‘Big 4’ is the exciting world of debits, credits, boutique coffee shops and a culture like no other. Any accounting or business student would have probably heard of the ‘Big 4’ and may even dream of scoring an internship or graduate position there some day. Well I’m here to offer a little bit of insight from the perspective of a third year business student who has been through the EY Cadet Program and has returned to tell you about my experiences. At the time I didn’t really understand what joining the EY Cadet Program meant, but looking back at my experience now I am truly grateful for the opportunities I was given in my first two years of university.
1) You will meet and get to work with many smart and hardworking people
Employees at a Big 4 are hired for a reason, namely for their hardworking nature, desire to succeed and career driven personality. One of the best parts about being a cadet was learning from some of the best in the industry and being in a supportive team environment where you never felt like you were tackling anything on your own. It really is motivating to be working with people who are like-minded and want to help you succeed.
2) Getting client exposure from Day 1
After you finish your introductory training, it’s time to head out and start working on client engagements. When I first started at EY I was under the impression only more senior staff were directly involved with the client but boy was I wrong! On my first client engagement, I remember going to meet with the client with the rest of my team and then I was told by my senior I was going to sit with the client to complete a section of my work. While at the time, I felt completely out of my comfort zone, I also knew I had a supportive team around me. For anything I was unsure about when speaking to the client, I would write this down, relay it to my team and get back to the client. I definitely learnt the usefulness of having a pen and notebook handy!
3) You work hard but also play hard
Yes there will be times when you will be required to put in the hard yards, especially during busy season but EY definitely takes the time to look after their employees and provide a range of social events for everyone to get involved with and look forward to. I was a member of my division’s social committee and was able to play a role in organising various social events for the year which was great fun! I also have many fond memories of social outings with my cadet group, my engagement teams and the amazing Christmas parties the firm throws every year.
4) Networking, Networking, Networking
I cannot emphasise the importance of networking enough, not only during university but also once you get into the workforce. If you have a particular engagement you really want to work on or a particular team you want to work with, then it’s all about speaking to the right people who can make this happen. It’s important to be proactive about your career at the firm, as you will only get out what you put in. So definitely take the time to make those valuable connections!
5) They don’t only hire accounting students
While they are called the ‘Big 4 accounting firms’ it doesn’t mean you have to have studied accounting or want to be an accountant! There is such a big push these days for diversity in the firm and HR actually want people with diverse backgrounds and experiences to apply.
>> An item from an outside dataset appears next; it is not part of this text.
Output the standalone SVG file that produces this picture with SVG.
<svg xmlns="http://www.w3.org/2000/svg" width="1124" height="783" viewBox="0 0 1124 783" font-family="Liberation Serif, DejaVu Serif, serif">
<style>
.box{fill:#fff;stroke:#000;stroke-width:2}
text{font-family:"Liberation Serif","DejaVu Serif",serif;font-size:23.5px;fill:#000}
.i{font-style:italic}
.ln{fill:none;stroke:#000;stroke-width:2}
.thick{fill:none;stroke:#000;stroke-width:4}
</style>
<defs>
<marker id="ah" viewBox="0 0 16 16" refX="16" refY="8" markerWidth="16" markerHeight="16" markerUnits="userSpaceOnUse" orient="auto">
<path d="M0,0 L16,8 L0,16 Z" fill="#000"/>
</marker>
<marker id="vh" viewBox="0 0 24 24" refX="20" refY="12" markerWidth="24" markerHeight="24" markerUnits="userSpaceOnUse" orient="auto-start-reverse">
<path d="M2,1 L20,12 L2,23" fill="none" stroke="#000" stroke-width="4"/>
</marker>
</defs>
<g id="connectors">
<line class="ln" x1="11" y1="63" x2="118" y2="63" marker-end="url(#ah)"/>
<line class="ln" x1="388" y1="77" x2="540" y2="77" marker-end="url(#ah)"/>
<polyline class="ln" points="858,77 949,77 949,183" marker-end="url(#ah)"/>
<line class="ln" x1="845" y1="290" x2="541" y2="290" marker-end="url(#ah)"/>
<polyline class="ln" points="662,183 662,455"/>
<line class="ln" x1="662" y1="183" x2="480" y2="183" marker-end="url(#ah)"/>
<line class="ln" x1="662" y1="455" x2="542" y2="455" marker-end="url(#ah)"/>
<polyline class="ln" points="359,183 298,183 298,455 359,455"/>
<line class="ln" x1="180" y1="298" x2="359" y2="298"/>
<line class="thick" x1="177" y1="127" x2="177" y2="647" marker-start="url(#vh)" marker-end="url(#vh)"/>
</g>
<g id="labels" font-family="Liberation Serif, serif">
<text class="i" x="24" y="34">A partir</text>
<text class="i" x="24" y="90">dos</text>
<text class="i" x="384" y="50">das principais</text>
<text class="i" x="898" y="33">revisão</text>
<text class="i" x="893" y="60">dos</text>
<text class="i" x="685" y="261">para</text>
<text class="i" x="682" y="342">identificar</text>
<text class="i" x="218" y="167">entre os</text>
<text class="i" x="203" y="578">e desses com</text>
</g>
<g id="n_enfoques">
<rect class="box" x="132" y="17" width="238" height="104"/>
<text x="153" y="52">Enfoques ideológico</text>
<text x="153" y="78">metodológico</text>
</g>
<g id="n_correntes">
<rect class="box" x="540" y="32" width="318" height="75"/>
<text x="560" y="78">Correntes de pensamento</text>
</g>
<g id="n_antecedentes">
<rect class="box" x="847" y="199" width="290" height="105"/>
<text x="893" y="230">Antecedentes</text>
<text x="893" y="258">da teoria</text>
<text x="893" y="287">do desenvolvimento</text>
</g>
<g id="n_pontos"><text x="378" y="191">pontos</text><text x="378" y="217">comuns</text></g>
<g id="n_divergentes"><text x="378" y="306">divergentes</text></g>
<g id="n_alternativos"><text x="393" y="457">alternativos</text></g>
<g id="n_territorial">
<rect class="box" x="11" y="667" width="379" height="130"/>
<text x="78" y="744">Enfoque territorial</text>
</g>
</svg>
This is what creates such a great people culture at the firm! EY and the other Big 4 also have a large variety of divisions, not just audit so there truly is something for everyone. Do your research and you may be surprised!
6) Excelling at Excel (or the lack thereof)
While excel is something you will be using on the daily, there is definitely no requirement to be a master at excel before you start. I can tell you from experience, I had a very limited understanding of excel to the point where I was using my calculator to do simple maths before I realised there was a ‘sum’ function on excel. Trust me, you will learn it all on the job!
All in all, I can say my experience at EY is the highlight of my university experience thus far and I encourage all of you who are interested to apply for a cadetship, vacationer or graduate role!
Be proactive about your applications, practise those online behavioural tests and give yourself the best chance at scoring an interview. The skills you will learn are invaluable and will no doubt benefit you for the rest of your career.